Curt Miller isn’t there yet, but he’s the real deal and is going to get us there in women’s basketball, which we should be good in women’s basketball. Amy Berbary, we should be good in women’s soccer, generally haven’t been, she went undefeated in the non-conference season and already has won more games than we have for the last several years. She’s going to get it done. Men’s swimming and diving finished in the top ten in nation, that was the best finish in 33 years. We’ve got a fabulous tradition in swimming and diving, that’s coming back. Track and field was ranked as the seventh best track and field/cross country program in the country in this thing called the McDonnell Cup.

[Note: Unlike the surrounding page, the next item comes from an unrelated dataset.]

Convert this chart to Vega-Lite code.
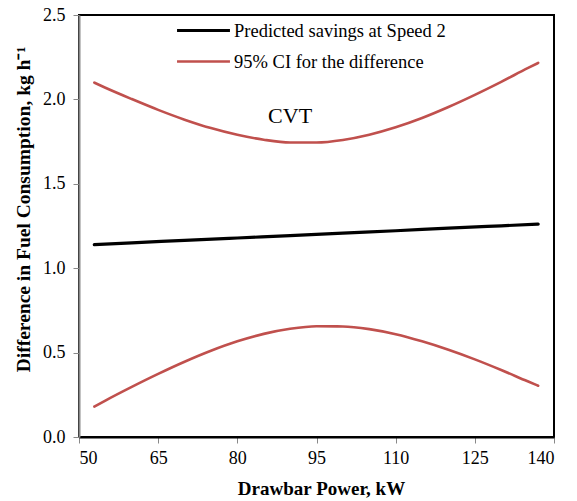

I usually don’t like to tout finishing second in anything because I’m a pretty competitive person, but we finished second in the Capital One men’s cup. Think about that for a second, the second best men’s program in the country. I don’t remember the exact numbers, but 15 teams qualified for postseason play, I think nine finished in the top 15 in the country, more academics all-americans, more all-americans. Last year we had more Big Ten athletes of the year than any other school in the Big Ten. Derek Drouin wins his fifth high jump national championship and is named the Jesse Owens Big Ten Athlete of the Year. The last person to win that at IU was Anthony Thompson in 1990.

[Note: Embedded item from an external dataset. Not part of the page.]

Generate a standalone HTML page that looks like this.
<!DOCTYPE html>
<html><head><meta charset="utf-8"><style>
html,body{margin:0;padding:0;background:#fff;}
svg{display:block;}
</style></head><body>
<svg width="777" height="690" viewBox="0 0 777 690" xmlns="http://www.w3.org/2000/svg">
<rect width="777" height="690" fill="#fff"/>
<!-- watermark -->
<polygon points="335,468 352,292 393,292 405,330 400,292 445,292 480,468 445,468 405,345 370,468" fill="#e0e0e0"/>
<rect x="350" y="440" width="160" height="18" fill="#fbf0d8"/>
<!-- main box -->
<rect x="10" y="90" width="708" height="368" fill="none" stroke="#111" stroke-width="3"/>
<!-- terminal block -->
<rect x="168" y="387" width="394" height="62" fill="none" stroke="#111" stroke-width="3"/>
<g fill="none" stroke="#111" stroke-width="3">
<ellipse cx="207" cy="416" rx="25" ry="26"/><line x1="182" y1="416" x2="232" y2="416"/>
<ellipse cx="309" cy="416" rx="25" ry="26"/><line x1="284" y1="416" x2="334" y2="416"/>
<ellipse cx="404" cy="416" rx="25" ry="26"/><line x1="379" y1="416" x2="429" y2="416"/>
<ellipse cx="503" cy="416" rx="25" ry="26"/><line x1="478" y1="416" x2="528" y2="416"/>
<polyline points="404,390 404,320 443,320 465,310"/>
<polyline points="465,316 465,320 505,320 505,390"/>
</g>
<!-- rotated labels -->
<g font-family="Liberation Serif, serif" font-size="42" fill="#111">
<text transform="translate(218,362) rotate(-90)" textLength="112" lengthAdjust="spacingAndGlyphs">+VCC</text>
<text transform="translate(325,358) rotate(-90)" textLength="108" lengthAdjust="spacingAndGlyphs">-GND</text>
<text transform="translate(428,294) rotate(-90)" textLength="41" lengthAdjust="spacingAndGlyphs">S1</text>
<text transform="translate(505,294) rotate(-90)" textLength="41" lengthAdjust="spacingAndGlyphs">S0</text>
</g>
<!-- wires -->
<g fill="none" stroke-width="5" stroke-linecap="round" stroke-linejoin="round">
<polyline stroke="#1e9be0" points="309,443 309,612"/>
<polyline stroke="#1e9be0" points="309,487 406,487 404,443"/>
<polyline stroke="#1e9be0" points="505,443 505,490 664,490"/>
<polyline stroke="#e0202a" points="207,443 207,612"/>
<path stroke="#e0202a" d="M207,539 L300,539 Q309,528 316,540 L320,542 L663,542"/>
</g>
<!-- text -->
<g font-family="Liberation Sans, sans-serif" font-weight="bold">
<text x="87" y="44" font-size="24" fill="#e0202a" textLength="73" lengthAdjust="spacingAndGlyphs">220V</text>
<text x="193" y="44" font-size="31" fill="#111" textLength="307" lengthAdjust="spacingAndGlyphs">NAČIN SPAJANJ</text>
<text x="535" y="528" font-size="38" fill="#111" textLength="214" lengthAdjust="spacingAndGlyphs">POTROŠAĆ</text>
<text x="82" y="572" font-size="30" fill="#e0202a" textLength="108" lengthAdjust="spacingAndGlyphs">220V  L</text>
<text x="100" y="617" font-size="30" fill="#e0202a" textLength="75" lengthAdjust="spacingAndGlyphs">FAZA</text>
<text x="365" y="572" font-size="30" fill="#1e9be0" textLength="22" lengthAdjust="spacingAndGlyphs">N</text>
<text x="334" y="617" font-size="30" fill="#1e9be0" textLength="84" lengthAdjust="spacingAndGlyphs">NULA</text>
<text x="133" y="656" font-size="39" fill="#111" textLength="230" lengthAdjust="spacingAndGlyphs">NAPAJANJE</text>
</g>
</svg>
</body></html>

So all of these firsts and first in a long time things, I think, enable us to lay claim to at least being close to a golden age, a new golden age, not the only golden age, but a golden age of IU athletics. I don’t think we’ll be able to lay claim to a golden age unless we’re good in football because football is just too big of a deal. But I think Kevin Wilson is the right guy, he’s got the right staff and we’re going in the right direction.

And so how crazy is it going to be when we’re good in both basketball and football, as well as a lot of other sports at the same time? I think it’ll be crazy around here.